For the first time in a paper I am going to attempt to write out the equation for my model using mathematical notation, but I am a little unclear about how best to do it for the particular model I am using
In my experiment I have two groups (let's call them A
and B
) of participants and I want to estimate the average level of the outcome variable y
in each group. My model is a simple linear regression using level-means coding, with a separate intercept term for each group (see here).
In the draft of the paper I have written the model out like so
$y_i = \alpha_Ax_{Ai} + \alpha_Bx_{Bi} + \varepsilon$
and have explained it with the following text "where $y_i$ is participant $i$'s expected score, $\alpha_A$ is the average score for group A, $x_{Ai}$ is a binary variable indicating whether participant $i$ belongs to group A, $\alpha_B$ is the average score for group B, $x_{Bi}$ is a binary variable indicating whether participant $i$ belongs to group B, and $\varepsilon$ is measurement error."
I have several question about this equation. First, in my model I estimate separate variances for group A
and group B
.
Question 1: Should I acknowledge the fact that there are separate estimates of the variance in the regression equation? For example would this equation be more appropriate?
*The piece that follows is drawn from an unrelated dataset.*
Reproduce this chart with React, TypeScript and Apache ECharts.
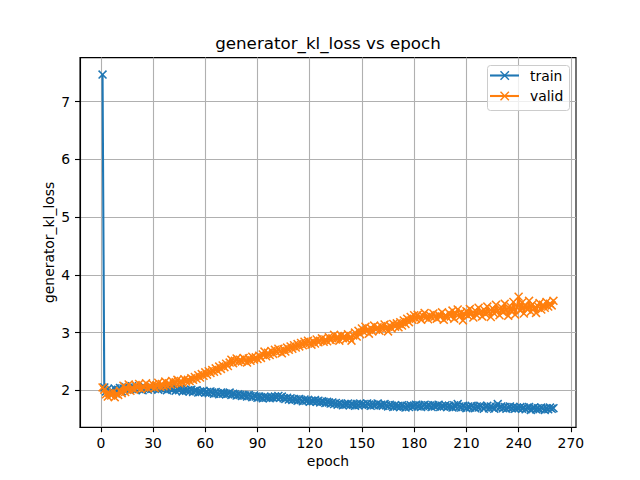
import React, { useEffect, useRef } from "react";
import * as echarts from "echarts";

const trainLoss: number[] = [
  7.47, 2.05, 1.98, 2.02, 1.96, 2.00, 1.94, 2.03, 1.99, 2.01,
  2.04, 1.98, 2.03, 2.06, 2.01, 2.05, 2.02, 2.07, 2.03, 2.01,
  2.05, 2.02, 2.04, 2.00, 2.06, 2.03, 2.01, 2.05, 2.02, 2.04,
  2.03, 2.06, 2.01, 2.04, 2.02, 2.05, 2.03, 2.00, 2.04, 2.02,
  2.01, 2.03, 1.99, 2.02, 2.00, 2.03, 1.98, 2.01, 1.99, 2.00,
  1.98, 2.01, 1.97, 1.99, 2.00, 1.96, 1.98, 1.97, 1.99, 1.96,
  1.97, 1.95, 1.98, 1.96, 1.94, 1.97, 1.95, 1.93, 1.96, 1.94,
  1.95, 1.93, 1.94, 1.96, 1.92, 1.94, 1.93, 1.91, 1.93, 1.92,
  1.90, 1.92, 1.91, 1.89, 1.92, 1.90, 1.88, 1.91, 1.89, 1.87,
  1.89, 1.88, 1.86, 1.89, 1.87, 1.88, 1.86, 1.88, 1.87, 1.89,
  1.88, 1.90, 1.87, 1.89, 1.86, 1.85, 1.87, 1.84, 1.86, 1.83,
  1.85, 1.84, 1.82, 1.85, 1.83, 1.81, 1.84, 1.82, 1.83, 1.80,
  1.82, 1.81, 1.83, 1.80, 1.82, 1.79, 1.81, 1.80, 1.78, 1.80,
  1.79, 1.77, 1.79, 1.76, 1.78, 1.75, 1.77, 1.76, 1.74, 1.76,
  1.75, 1.77, 1.74, 1.76, 1.75, 1.73, 1.76, 1.74, 1.77, 1.75,
  1.76, 1.74, 1.77, 1.75, 1.73, 1.76, 1.74, 1.75, 1.77, 1.74,
  1.75, 1.73, 1.76, 1.74, 1.72, 1.75, 1.73, 1.71, 1.74, 1.72,
  1.73, 1.71, 1.74, 1.72, 1.70, 1.73, 1.71, 1.74, 1.72, 1.73,
  1.75, 1.72, 1.74, 1.71, 1.73, 1.75, 1.72, 1.74, 1.73, 1.71,
  1.74, 1.72, 1.73, 1.75, 1.71, 1.73, 1.72, 1.74, 1.71, 1.73,
  1.72, 1.70, 1.74, 1.71, 1.76, 1.72, 1.70, 1.73, 1.71, 1.69,
  1.72, 1.70, 1.73, 1.71, 1.69, 1.72, 1.70, 1.73, 1.71, 1.68,
  1.71, 1.73, 1.69, 1.72, 1.70, 1.68, 1.71, 1.76, 1.70, 1.72,
  1.69, 1.71, 1.68, 1.70, 1.72, 1.69, 1.71, 1.68, 1.70, 1.69,
  1.71, 1.68, 1.70, 1.67, 1.69, 1.71, 1.66, 1.69, 1.70, 1.67,
  1.69, 1.67, 1.70, 1.68, 1.66, 1.69, 1.67, 1.70, 1.68, 1.69,
];

const validLoss: number[] = [
  2.05, 2.01, 1.93, 1.89, 1.95, 1.91, 1.97, 1.88, 1.94, 1.92,
  1.99, 1.95, 2.08, 1.97, 2.03, 2.10, 1.99, 2.05, 2.01, 2.09,
  2.04, 2.11, 2.02, 2.07, 2.05, 2.12, 2.03, 2.08, 2.06, 2.10,
  2.04, 2.09, 2.13, 2.06, 2.11, 2.07, 2.15, 2.08, 2.12, 2.10,
  2.16, 2.11, 2.14, 2.18, 2.12, 2.16, 2.13, 2.19, 2.15, 2.18,
  2.16, 2.21, 2.18, 2.23, 2.20, 2.26, 2.22, 2.28, 2.25, 2.31,
  2.27, 2.33, 2.30, 2.35, 2.32, 2.38, 2.34, 2.41, 2.37, 2.43,
  2.40, 2.46, 2.42, 2.48, 2.53, 2.47, 2.51, 2.55, 2.49, 2.53,
  2.50, 2.56, 2.52, 2.48, 2.55, 2.51, 2.58, 2.53, 2.57, 2.54,
  2.60, 2.56, 2.62, 2.67, 2.59, 2.65, 2.61, 2.68, 2.63, 2.70,
  2.66, 2.72, 2.68, 2.64, 2.71, 2.67, 2.74, 2.70, 2.76, 2.72,
  2.78, 2.74, 2.80, 2.76, 2.82, 2.78, 2.84, 2.80, 2.86, 2.82,
  2.79, 2.85, 2.81, 2.88, 2.83, 2.86, 2.90, 2.84, 2.88, 2.85,
  2.92, 2.87, 2.90, 2.96, 2.88, 2.93, 2.86, 2.95, 2.90, 2.94,
  2.89, 2.97, 2.91, 2.86, 2.95, 3.00, 2.93, 3.03, 2.97, 3.07,
  3.01, 3.10, 3.04, 2.98, 3.08, 3.02, 3.12, 3.05, 3.09, 3.03,
  3.11, 3.06, 3.14, 3.08, 3.02, 3.12, 3.07, 3.15, 3.10, 3.16,
  3.09, 3.18, 3.12, 3.21, 3.15, 3.24, 3.18, 3.27, 3.22, 3.30,
  3.24, 3.31, 3.26, 3.22, 3.29, 3.34, 3.27, 3.23, 3.30, 3.26,
  3.33, 3.28, 3.24, 3.31, 3.27, 3.35, 3.22, 3.30, 3.26, 3.34,
  3.28, 3.38, 3.24, 3.33, 3.40, 3.27, 3.35, 3.21, 3.32, 3.37,
  3.29, 3.41, 3.33, 3.26, 3.38, 3.30, 3.43, 3.35, 3.28, 3.40,
  3.32, 3.45, 3.36, 3.27, 3.42, 3.33, 3.48, 3.38, 3.30, 3.44,
  3.35, 3.50, 3.39, 3.29, 3.46, 3.36, 3.53, 3.31, 3.44, 3.62,
  3.38, 3.52, 3.33, 3.47, 3.40, 3.55, 3.36, 3.49, 3.42, 3.34,
  3.46, 3.51, 3.40, 3.48, 3.43, 3.53, 3.45, 3.50, 3.47, 3.55,
];

const firstEpoch = 1;
const xTicks: number[] = [0, 30, 60, 90, 120, 150, 180, 210, 240, 270];
const yTicks: number[] = [2, 3, 4, 5, 6, 7];
const seriesNames: string[] = ["train", "valid"];
const seriesColors: string[] = ["#1f77b4", "#ff7f0e"];

const X_MARK =
  "path://M0,1.2 L1.2,0 L5,3.8 L8.8,0 L10,1.2 L6.2,5 L10,8.8 L8.8,10 L5,6.2 L1.2,10 L0,8.8 L3.8,5 Z";

const FONT = "DejaVu Sans";

export default function App() {
  const ref = useRef<HTMLDivElement>(null);

  useEffect(() => {
    if (!ref.current) return;
    const chart = echarts.init(ref.current, undefined, { renderer: "svg" });

    const toPairs = (arr: number[]) => arr.map((v, i) => [i + firstEpoch, v]);
    const allSeries = [trainLoss, validLoss];

    const legendItems: any[] = [];
    legendItems.push({
      type: "rect",
      shape: { x: 487.5, y: 65.5, width: 82, height: 45, r: 3 },
      style: { fill: "rgba(255,255,255,0.8)", stroke: "#cccccc", lineWidth: 1 },
      z: 100,
    });
    seriesNames.forEach((name, i) => {
      const cy = 75.5 + i * 20.5;
      legendItems.push({
        type: "line",
        shape: { x1: 490, y1: cy, x2: 519, y2: cy },
        style: { stroke: seriesColors[i], lineWidth: 2.1 },
        z: 101,
      });
      legendItems.push({
        type: "line",
        shape: { x1: 500.5, y1: cy - 4.2, x2: 508.9, y2: cy + 4.2 },
        style: { stroke: seriesColors[i], lineWidth: 1.4 },
        z: 102,
      });
      legendItems.push({
        type: "line",
        shape: { x1: 500.5, y1: cy + 4.2, x2: 508.9, y2: cy - 4.2 },
        style: { stroke: seriesColors[i], lineWidth: 1.4 },
        z: 102,
      });
      legendItems.push({
        type: "text",
        x: 530,
        y: cy,
        style: {
          text: name,
          fill: "#000",
          font: `13.9px "${FONT}"`,
          textVerticalAlign: "middle",
          verticalAlign: "middle",
        },
        z: 102,
      });
    });

    chart.setOption({
      animation: false,
      backgroundColor: "#ffffff",
      textStyle: { fontFamily: FONT },
      title: {
        text: "generator_kl_loss vs epoch",
        left: 328,
        top: 34,
        textAlign: "center",
        padding: 0,
        textStyle: { fontFamily: FONT, fontSize: 16.7, fontWeight: "normal", color: "#000" },
      },
      grid: {
        left: 80,
        right: 64,
        top: 57.6,
        bottom: 52.8,
        show: true,
        borderColor: "#000",
        borderWidth: 1.1,
        backgroundColor: "transparent",
      },
      xAxis: {
        type: "value",
        min: -11.95,
        max: 272.95,
        name: "epoch",
        nameLocation: "middle",
        nameGap: 27,
        nameMoveOverlap: false,
        nameTextStyle: { fontFamily: FONT, fontSize: 13.9, color: "#000" },
        axisLine: { show: true, onZero: false, lineStyle: { color: "#000", width: 1.1 } },
        axisTick: {
          show: true,
          inside: false,
          length: 5,
          customValues: xTicks,
          lineStyle: { color: "#000", width: 1.1 },
        },
        axisLabel: {
          customValues: xTicks,
          color: "#000",
          fontFamily: FONT,
          fontSize: 13.9,
          margin: 9,
          showMinLabel: true,
          showMaxLabel: true,
        },
        splitLine: { show: true, lineStyle: { color: "#b0b0b0", width: 1.1 } },
      },
      yAxis: {
        type: "value",
        min: 1.36,
        max: 7.764,
        name: "generator_kl_loss",
        nameLocation: "middle",
        nameGap: 24,
        nameRotate: 90,
        nameMoveOverlap: false,
        nameTextStyle: { fontFamily: FONT, fontSize: 13.9, color: "#000" },
        axisLine: { show: true, onZero: false, lineStyle: { color: "#000", width: 1.1 } },
        axisTick: {
          show: true,
          inside: false,
          length: 5,
          customValues: yTicks,
          lineStyle: { color: "#000", width: 1.1 },
        },
        axisLabel: {
          customValues: yTicks,
          color: "#000",
          fontFamily: FONT,
          fontSize: 13.9,
          margin: 10,
        },
        splitLine: { show: true, lineStyle: { color: "#b0b0b0", width: 1.1 } },
      },
      series: allSeries.map((arr, i) => ({
        name: seriesNames[i],
        type: "line",
        data: toPairs(arr),
        symbol: X_MARK,
        symbolSize: 9,
        symbolKeepAspect: true,
        showAllSymbol: true,
        color: seriesColors[i],
        itemStyle: { color: seriesColors[i] },
        lineStyle: { color: seriesColors[i], width: 2.1 },
        emphasis: { disabled: true },
        z: 3 + i,
      })),
      graphic: legendItems,
    });

    return () => {
      chart.dispose();
    };
  }, []);

  return (
    <div
      ref={ref}
      style={{ position: "fixed", left: 0, top: 0, width: 640, height: 480, background: "#fff" }}
    />
  );
}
$y_i = \alpha_Ax_{Ai} + \alpha_Bx_{Bi} + \varepsilon_{ij}$
where $y_i$ is participant $i$'s expected score, $\alpha_A$ is the average score for group A, $x_{Ai}$ is a binary variable indicating whether participant $i$ belongs to group A, $\alpha_B$ is the average score for group B, $x_{Bi}$ is a binary variable indicating whether participant $i$ belongs to group B, and $\varepsilon$ is the average amount participant i's score deviates from the average in group j, the group they were allocated to.
Question 2: If this second version is the correct version:
is it correct to have the i and j subscripts after $\varepsilon$ to account for the fact that there are separate variances? I am concerned that in this version j only appears after $\varepsilon$ and not after the $x$'s.
is it more correct to describe $\varepsilon$ as measurement error or the amount participant i's score deviates from their group mean?